"Scuse Me While I Miss the Sky" is the sixteenth episode of the fourteenth season of the American animated television series The Simpsons. It originally aired on the Fox network in the United States on March 30, 2003.

Plot
Declan Desmond, an opinionated British documentary film producer, films a documentary at Springfield Elementary School on the students' lives. He interviews Bart as he gets hit by a ball of dirt thrown by Nelson and breaks down in tears. Later, Declan belittles Lisa as she talks about the multiplicity of her interests, insinuating that she could neither be happy nor successful juggling too many hobbies or passions. Hurt by his criticism, Lisa resolves to find a single passion to which she can devote herself; astronomy. She convinces Homer to buy her a telescope, but discovers that light pollution from the city is blocking her view of the sky. After a discussion with Professor Frink, Lisa starts a petition to reduce the city's light pollution. After gaining enough signatures, Mayor Quimby agrees to turn off the streetlights, leading to a clear view of the stars, at which many people from Springfield marvel.

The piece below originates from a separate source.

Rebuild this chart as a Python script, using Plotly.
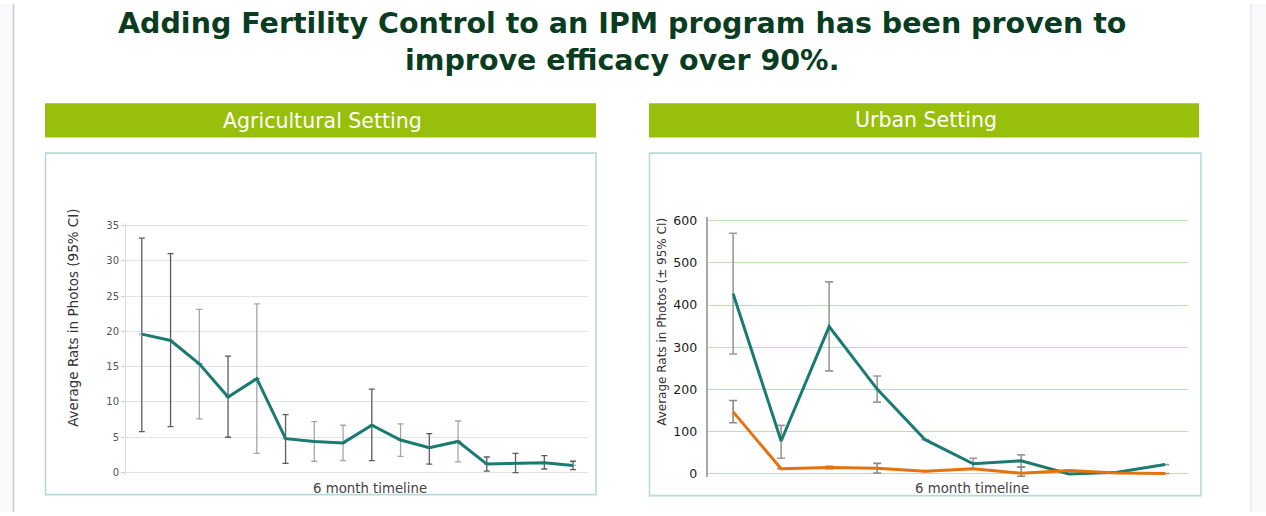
import plotly.graph_objects as go

W, H = 1266, 516

# ---------------- data ----------------
ag_x = list(range(1, 17))
ag_mean = [19.6, 18.7, 15.4, 10.7, 13.3, 4.8, 4.4, 4.2, 6.7, 4.6, 3.5, 4.4, 1.2, 1.3, 1.4, 1.0]
ag_upper = [33.2, 31.0, 23.1, 16.5, 23.9, 8.2, 7.2, 6.7, 11.8, 6.9, 5.5, 7.3, 2.2, 2.7, 2.4, 1.6]
ag_lower = [5.8, 6.5, 7.6, 5.0, 2.7, 1.3, 1.6, 1.7, 1.7, 2.3, 1.2, 1.5, 0.2, 0.0, 0.5, 0.4]
ag_dark_bar = [1, 1, 0, 1, 0, 1, 0, 0, 1, 0, 1, 0, 1, 1, 1, 1]
ag_yticks = [0, 5, 10, 15, 20, 25, 30, 35]

ur_x = list(range(1, 11))
ur_teal = [427, 78, 349, 201, 81, 24, 31, 0, 4, 22]
ur_teal_upper = [570, 115, 455, 232, None, 37, 45, None, None, None]
ur_teal_lower = [284, 37, 244, 170, None, 12, 16, None, None, None]
ur_orange = [147, 12, 15, 13.5, 6, 12, 1.5, 8, 2, 1]
ur_orange_upper = [174, None, 18, 25, None, None, 16, None, None, None]
ur_orange_lower = [121, None, 12, 2, None, None, -6, None, None, None]
ur_yticks = [0, 100, 200, 300, 400, 500, 600]

TEAL = "#1b7b72"
ORANGE = "#e2730f"
GREEN_HDR = "#97bf0b"
TITLE_C = "#0a3d1f"

# vertical mapping correction observed in rendering
Y_OFF, Y_SC = 5.6, 0.98


def px(x):
    return x / W


def py(y):
    return 1 - ((y - Y_OFF) / Y_SC) / H


def err(mean, up, lo):
    plus = [(u - m) if u is not None else 0 for m, u in zip(mean, up)]
    minus = [(m - l) if l is not None else 0 for m, l in zip(mean, lo)]
    return plus, minus


fig = go.Figure()

# ----- agricultural -----
ag_plus, ag_minus = err(ag_mean, ag_upper, ag_lower)
for flag, col in [(1, "#5c5c5c"), (0, "#a6a6a6")]:
    fig.add_trace(go.Scatter(
        x=ag_x, y=ag_mean, mode="markers", xaxis="x", yaxis="y",
        marker=dict(size=1, color="rgba(0,0,0,0)"),
        error_y=dict(type="data", symmetric=False,
                     array=[p if d == flag else 0 for p, d in zip(ag_plus, ag_dark_bar)],
                     arrayminus=[m if d == flag else 0 for m, d in zip(ag_minus, ag_dark_bar)],
                     color=col, thickness=1.3, width=3),
        showlegend=False, hoverinfo="skip"))
fig.add_trace(go.Scatter(x=ag_x, y=ag_mean, mode="lines", xaxis="x", yaxis="y",
                         line=dict(color=TEAL, width=3), showlegend=False))

# ----- urban -----
t_plus, t_minus = err(ur_teal, ur_teal_upper, ur_teal_lower)
o_plus, o_minus = err(ur_orange, ur_orange_upper, ur_orange_lower)
fig.add_trace(go.Scatter(
    x=ur_x, y=ur_teal, mode="markers", xaxis="x2", yaxis="y2",
    marker=dict(size=1, color="rgba(0,0,0,0)"),
    error_y=dict(type="data", symmetric=False, array=t_plus, arrayminus=t_minus,
                 color="#9a9a9a", thickness=1.6, width=4),
    showlegend=False, hoverinfo="skip"))
fig.add_trace(go.Scatter(
    x=ur_x, y=ur_orange, mode="markers", xaxis="x2", yaxis="y2",
    marker=dict(size=1, color="rgba(0,0,0,0)"),
    error_y=dict(type="data", symmetric=False, array=o_plus, arrayminus=o_minus,
                 color="#8a8a8a", thickness=1.6, width=4),
    showlegend=False, hoverinfo="skip"))
fig.add_trace(go.Scatter(x=ur_x, y=ur_teal, mode="lines", xaxis="x2", yaxis="y2",
                         line=dict(color=TEAL, width=3), showlegend=False))
fig.add_trace(go.Scatter(x=ur_x, y=ur_orange, mode="lines", xaxis="x2", yaxis="y2",
                         line=dict(color=ORANGE, width=3), showlegend=False))

# ---------------- axes ----------------
fig.update_layout(
    xaxis=dict(domain=[px(126), px(588)], range=[0.45, 16.52], showticklabels=False,
               showgrid=False, zeroline=False, showline=False, ticks="", anchor="y"),
    yaxis=dict(domain=[py(474.8), py(223.2)], range=[-0.4, 35.4], tickvals=ag_yticks,
               anchor="x",
               showgrid=True, gridcolor="#e3e3e3", gridwidth=1.2, zeroline=False,
               showline=True, linecolor="#dcdcdc", linewidth=1, ticks="outside",
               ticklen=4, tickcolor="#cfcfcf",
               tickfont=dict(family="DejaVu Sans", size=10, color="#555555")),
    xaxis2=dict(domain=[px(707.7), px(1187.7)], range=[0.47, 10.47], showticklabels=False,
                showgrid=False, zeroline=False, showline=False, ticks="", anchor="y2"),
    yaxis2=dict(domain=[py(476.7), py(217.9)], range=[-8, 608], tickvals=ur_yticks,
                anchor="x2",
                showgrid=True, gridcolor="#b9dfb2", gridwidth=1.3, zeroline=False,
                showline=True, linecolor="#a8a8a8", linewidth=2, ticks="",
                ticklabelstandoff=6,
                tickfont=dict(family="DejaVu Sans", size=12.5, color="#1a1a1a")),
)

shapes = []
# page side strips
shapes.append(dict(type="rect", xref="paper", yref="paper", x0=0, x1=px(13.5), y0=0, y1=1,
                   fillcolor="#f8f9fb", line=dict(width=0), layer="below"))
shapes.append(dict(type="line", xref="paper", yref="paper", x0=px(13.5), x1=px(13.5), y0=0, y1=1,
                   line=dict(color="#c9c9c9", width=1.5)))
shapes.append(dict(type="rect", xref="paper", yref="paper", x0=px(1251), x1=1, y0=0, y1=1,
                   fillcolor="#f8f9fb", line=dict(width=0), layer="below"))
shapes.append(dict(type="line", xref="paper", yref="paper", x0=px(1251), x1=px(1251), y0=0, y1=1,
                   line=dict(color="#e6e6e6", width=1.5)))
# header bars
for x0, x1 in [(45, 596), (649, 1199)]:
    shapes.append(dict(type="rect", xref="paper", yref="paper", x0=px(x0), x1=px(x1),
                       y0=py(138.5), y1=py(104.5), fillcolor=GREEN_HDR, line=dict(width=0)))
# card borders
for x0, x1, y1 in [(45.5, 596, 494), (649.5, 1201, 495)]:
    shapes.append(dict(type="rect", xref="paper", yref="paper", x0=px(x0), x1=px(x1),
                       y0=py(y1), y1=py(154), line=dict(color="#b7dada", width=1.6),
                       fillcolor="rgba(0,0,0,0)", layer="below"))

annotations = [
    dict(text="<b>Adding Fertility Control to an IPM program has been proven to</b>",
         x=px(622), y=py(25), xref="paper", yref="paper", showarrow=False,
         font=dict(family="DejaVu Sans", size=28.5, color=TITLE_C), xanchor="center", yanchor="middle"),
    dict(text="<b>improve efficacy over 90%.</b>",
         x=px(622), y=py(62), xref="paper", yref="paper", showarrow=False,
         font=dict(family="DejaVu Sans", size=28.5, color=TITLE_C), xanchor="center", yanchor="middle"),
    dict(text="Agricultural Setting", x=px(322), y=py(122), xref="paper", yref="paper",
         showarrow=False, font=dict(family="DejaVu Sans", size=20.5, color="white"),
         xanchor="center", yanchor="middle"),
    dict(text="Urban Setting", x=px(926), y=py(121), xref="paper", yref="paper",
         showarrow=False, font=dict(family="DejaVu Sans", size=20.5, color="white"),
         xanchor="center", yanchor="middle"),
    dict(text="Average Rats in Photos (95% CI)", x=px(73), y=py(318), xref="paper", yref="paper",
         showarrow=False, textangle=-90, font=dict(family="DejaVu Sans", size=13.5, color="#333333"),
         xanchor="center", yanchor="middle"),
    dict(text="Average Rats in Photos (± 95% CI)", x=px(662), y=py(322), xref="paper", yref="paper",
         showarrow=False, textangle=-90, font=dict(family="DejaVu Sans", size=12, color="#333333"),
         xanchor="center", yanchor="middle"),
    dict(text="6 month timeline", x=px(369.5), y=py(487.5), xref="paper", yref="paper",
         showarrow=False, font=dict(family="DejaVu Sans", size=13.3, color="#444444"),
         xanchor="center", yanchor="middle"),
    dict(text="6 month timeline", x=px(972), y=py(488), xref="paper", yref="paper",
         showarrow=False, font=dict(family="DejaVu Sans", size=13.3, color="#444444"),
         xanchor="center", yanchor="middle"),
]

fig.update_layout(
    width=W, height=H, margin=dict(l=0, r=0, t=0, b=0),
    paper_bgcolor="white", plot_bgcolor="white",
    shapes=shapes, annotations=annotations, showlegend=False,
)

fig.write_html("out.html", config={"displayModeBar": False})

Meanwhile, Bart is looking for a way to regain his popularity after being humiliated. After seeing Nelson parading around with stolen car hood ornaments, he decides to steal one off Fat Tony's car. Milhouse and Bart are foiled on their first attempt because Quimby is pressured to switch the lights back on due to rising crime. Yet the light level is set too high which means that no one can sleep so Lisa, still wanting to see the light pollution reduced, and Bart, still wanting to steal Fat Tony's hood ornament, take a now sleep-deprived Homer to the power plant and overload the generators causing a power outage, which ends the light pollution, but before the angry citizens can attack, Lisa points out a meteor shower and the town looks on in wonderment while Bart sneaks off and steals Fat Tony's hood ornament, with Don McLean's song "Vincent" playing in the background.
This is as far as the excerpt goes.